オーストラリアのモナシュ大学の研究者チームが、生物の脳のプロセスを模倣する計算システム構築に向けた大きな一歩となる、革新的なナノ流体チップを発表しました。このデバイスは、コインサイズの大きさでありながら、特別に設計された金属有機構造体(MOF)を利用し、微細なチャネルを通るイオンの流れを制御します。この制御メカニズムは、従来の電子トランジスタにおけるスイッチング機能と直接的に対応するものです。
この研究の核心的な成果は、2025年10月に学術誌『Science Advances』に掲載されました。それは、このチップがニューロンと同様に、以前の信号に関する情報を保持する「可塑性」という特性を示す点にあります。モナシュ膜イノベーションセンターの副所長であるフアンティン・ワン教授は、飽和状態におけるプロトンの非線形伝導性が観測されたことは、組み込みメモリと学習の可能性を秘めたイオノトロニクスシステムの開発に新たな展望を開くと指摘しています。また、モナシュ大学化学・生物工学科のジュン・ルー博士は、このデバイスが印加された電圧の変化を記憶する能力を持ち、短期記憶の特性を備えていることを明らかにしました。

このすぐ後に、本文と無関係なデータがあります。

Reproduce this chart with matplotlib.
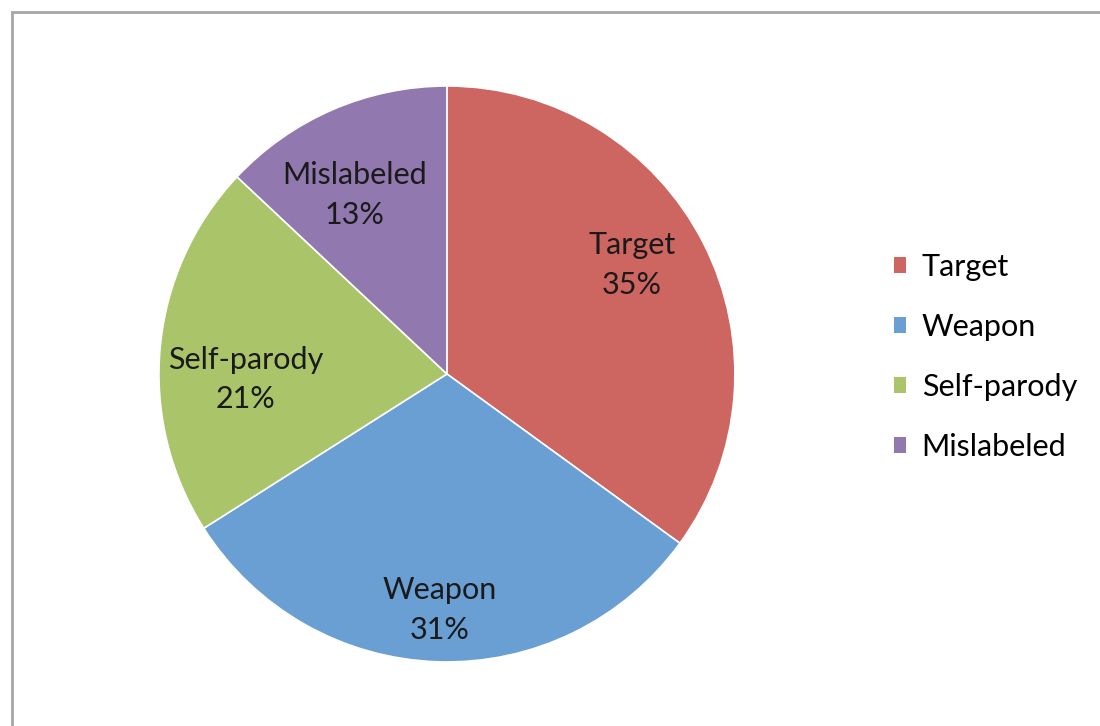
import numpy as np
import matplotlib

matplotlib.use("Agg")
import matplotlib.pyplot as plt
from matplotlib.patches import Patch, Rectangle

categories = ["Target", "Weapon", "Self-parody", "Mislabeled"]
shares = [35, 31, 21, 13]
colors = ["#CD6560", "#6A9FD4", "#AAC46A", "#9179B0"]

# label placement: fraction of radius, and a small turn (deg) off the slice middle
label_radius = [0.745, 0.82, 0.70, 0.70]
label_turn = [3.5, 0.0, 7.0, 4.0]

plt.rcParams["font.family"] = ["Lato", "DejaVu Sans"]
font_size = 22

fig = plt.figure(figsize=(11, 7.26), dpi=100)

# thin grey frame around the chart area
fig.patches.append(Rectangle((12 / 1100, -0.1), 1.2, (726 - 12) / 726 + 0.1,
                             transform=fig.transFigure, fill=False,
                             edgecolor="#A6A6A6", linewidth=2))

ax = fig.add_axes([0.1445, 0.0882, 0.5236, 0.7934])
wedges, _ = ax.pie(shares, colors=colors, startangle=90, counterclock=False,
                   wedgeprops=dict(edgecolor="white", linewidth=1.2))
ax.set_xlim(-1, 1)
ax.set_ylim(-1, 1)
ax.set_aspect("equal")
ax.axis("off")

for w, name, pct, r, turn in zip(wedges, categories, shares, label_radius, label_turn):
    mid = np.deg2rad((w.theta1 + w.theta2) / 2 + turn)
    ax.text(r * np.cos(mid), r * np.sin(mid), f"{name}\n{pct}%",
            ha="center", va="center", fontsize=font_size, color="#1A1A1A",
            linespacing=1.5)

handles = [Patch(facecolor=c, edgecolor="none") for c in colors]
fig.legend(handles, categories, loc="center left",
           bbox_to_anchor=(866 / 1100, (726 - 357) / 726),
           frameon=False, fontsize=font_size, handlelength=0.42,
           handleheight=0.42, handletextpad=0.5, labelspacing=1.05)

fig.savefig("out.png", dpi=100)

このブレイクスルーは、純粋な固体ベースのソリューションから脱却し、データの処理に液体の動きを活用するシステムへの転換を意味します。人工知能(AI)の進化において、エネルギー効率と適応性が極めて重要となる中、このような開発はハードウェアの再考を促す触媒となります。脳の構造を模倣することを目指すニューロモルフィック・コンピューティングは、プロセッサとメモリが分離されている従来のフォン・ノイマン型アーキテクチャが抱える膨大なエネルギー消費を削減できる次世代の段階として期待されています。
ルー博士によると、このチップの独自性は、その階層的な構造にあります。これにより、プロトンと金属イオンの流れを、ナノ流体力学においてこれまで見られなかった方法で選択的に制御することが可能になりました。電子ではなくイオンの流れを利用するイオノトロニクスにおけるこのような進展は、人間の認知の柔軟性を反映し、入力される情報に適応できるシステムの実現を近づけます。この成功を実用化するためには、研究者たちは今後、スケールアップと統合に注力する必要があります。なお、モナシュ大学は、より広範な先端計算への投資の一環として、2025年6月には、高度なAI向けに6000万ドルを投じてスーパーコンピューターMAVERICを導入することを発表しており、今回の成果はこうした背景の中で達成されました。